In the context of broader frontier conflict over the next century, the Bathurst war, Brisbane’s declaration, the Legislative Council’s appointment of Stewart and the establishment of the colony’s mounted police have deep symbolic historical resonances. The NSW Legislative Council is Australia’s oldest parliament; the forerunner to every state and territory – and later, the federal – legislature, across what became the nation.
Its very first decision was to appoint Stewart. And, so, the violent racial oppression of Aboriginal people was the priority of this continent’s first legislature. So, too, was it for the first federal parliament in 1901; its initial priority was the white Australia legislation.
Dinawan explains that the imposition of martial law in 1824 spelt “the end of our society as it was in the Bathurst Plains area and virtually to the rest of Wiradjuri country as they [settlers, British troops and militias] expanded west”.
“We lost everything – our lands which were completely taken away from us with no compensation. Then there was the loss of our language, the loss of ceremonies, the loss of connection to country. For us it has been a war that continues on since 1824 because there was never a treaty signed – an end to the war, which was talked of between Windradyne and Governor Brisbane but never happened,” he says.
How many Wiradjuri people died in the Bathurst war and its aftermath is a matter of ongoing conjecture, too.

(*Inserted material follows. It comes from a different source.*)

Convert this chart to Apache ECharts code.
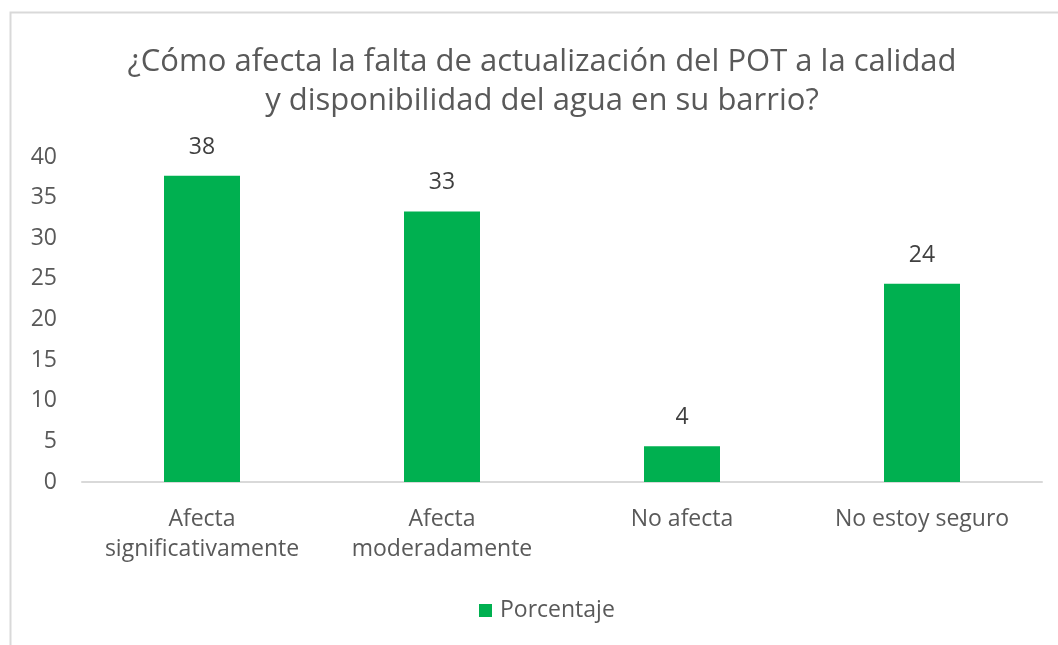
<!DOCTYPE html>
<html>
<head>
<meta charset="utf-8">
<script src="https://cdn.jsdelivr.net/npm/echarts@6/dist/echarts.min.js"></script>
<style>
html,body{margin:0;padding:0;background:#fff;}
#chart{width:1058px;height:645px;}
</style>
</head>
<body>
<div id="chart"></div>
<script>
const titleText = '¿Cómo afecta la falta de actualización del POT a la calidad\ny disponibilidad del agua en su barrio?';
const categories = ['Afecta\nsignificativamente', 'Afecta\nmoderadamente', 'No afecta', 'No estoy seguro'];
const seriesName = 'Porcentaje';
const values = [37.7, 33.3, 4.4, 24.4];

const FONT = 'Open Sans';
const chart = echarts.init(document.getElementById('chart'));
chart.setOption({
  backgroundColor: '#ffffff',
  animation: false,
  textStyle: { fontFamily: FONT },
  graphic: [{
    type: 'rect',
    silent: true,
    shape: { x: 10.5, y: 12.5, width: 1200, height: 800 },
    style: { fill: 'none', stroke: '#D9D9D9', lineWidth: 2 }
  }],
  title: {
    text: titleText,
    left: 537,
    textAlign: 'center',
    top: 38,
    textStyle: { fontFamily: FONT, fontSize: 31, fontWeight: 'normal', color: '#595959', lineHeight: 39 }
  },
  legend: {
    top: 594,
    left: 474,
    itemWidth: 13,
    itemHeight: 13,
    icon: 'rect',
    itemGap: 8,
    textStyle: { fontFamily: FONT, fontSize: 23, color: '#595959', padding: [0, 0, 0, 3] },
    data: [seriesName]
  },
  grid: { left: 82, right: 16, top: 157, bottom: 163, containLabel: false },
  xAxis: {
    type: 'category',
    data: categories,
    axisLine: { lineStyle: { color: '#D9D9D9', width: 2 } },
    axisTick: { show: false },
    axisLabel: { fontFamily: FONT, fontSize: 23, color: '#595959', lineHeight: 30, margin: 22, interval: 0 }
  },
  yAxis: {
    type: 'value',
    min: 0,
    max: 40,
    interval: 5,
    splitLine: { show: false },
    axisLine: { show: false },
    axisTick: { show: false },
    axisLabel: { fontFamily: FONT, fontSize: 23, color: '#595959', margin: 25 }
  },
  series: [{
    name: seriesName,
    type: 'bar',
    data: values,
    barWidth: 76,
    itemStyle: { color: '#00B050' },
    label: {
      show: true,
      position: 'top',
      distance: 17,
      fontFamily: FONT,
      fontSize: 23,
      color: '#404040',
      formatter: p => String(Math.round(p.value))
    }
  }]
});
</script>
</body>
</html>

“We reckon at least 2,000 to 3,000 [Wiradjuri people died] maybe more. Most of those were old people and women and kids because the soldiers and the militia forces that were formed at the time and the mounted police, they just killed any Wiradjuri people they saw. What Windradyne and his warriors were doing was going out after those white people that had broken the Wiradjuri law and they were doing … ‘giban’ [pay back] as we call it in our language. That’s how we were fighting the war. But the British were killing anyone they came across.’’
He says the generational wealth around Bathurst renders the town a monument to – and a historical symbol of – “dispossession”.
“There’s a lot of people whose families made their money on that gold and that land and they still see it as a matter of their white privilege to do whatever they want to do here.”
He says the Wiradjuri commemorations this week are an expression of peace and conciliation, and “about keeping the memories of our ancestors alive”.
“But also it’s about our responsibility to keep protecting country. So that’s why we’ve been involved in a number of actions in stopping some developments from going ahead.’’
It includes the scuttling of plans for a go-kart track near the existing Mount Panorama speedway, itself built on spiritually significant land (Wahluu), and fervent Wiradjuri opposition to a goldmine on another sacred site at nearby Blayney.
Two centuries to the day after the declaration of martial law during the Bathurst war between Wiradjuri and the British, the resistance continues in a different form.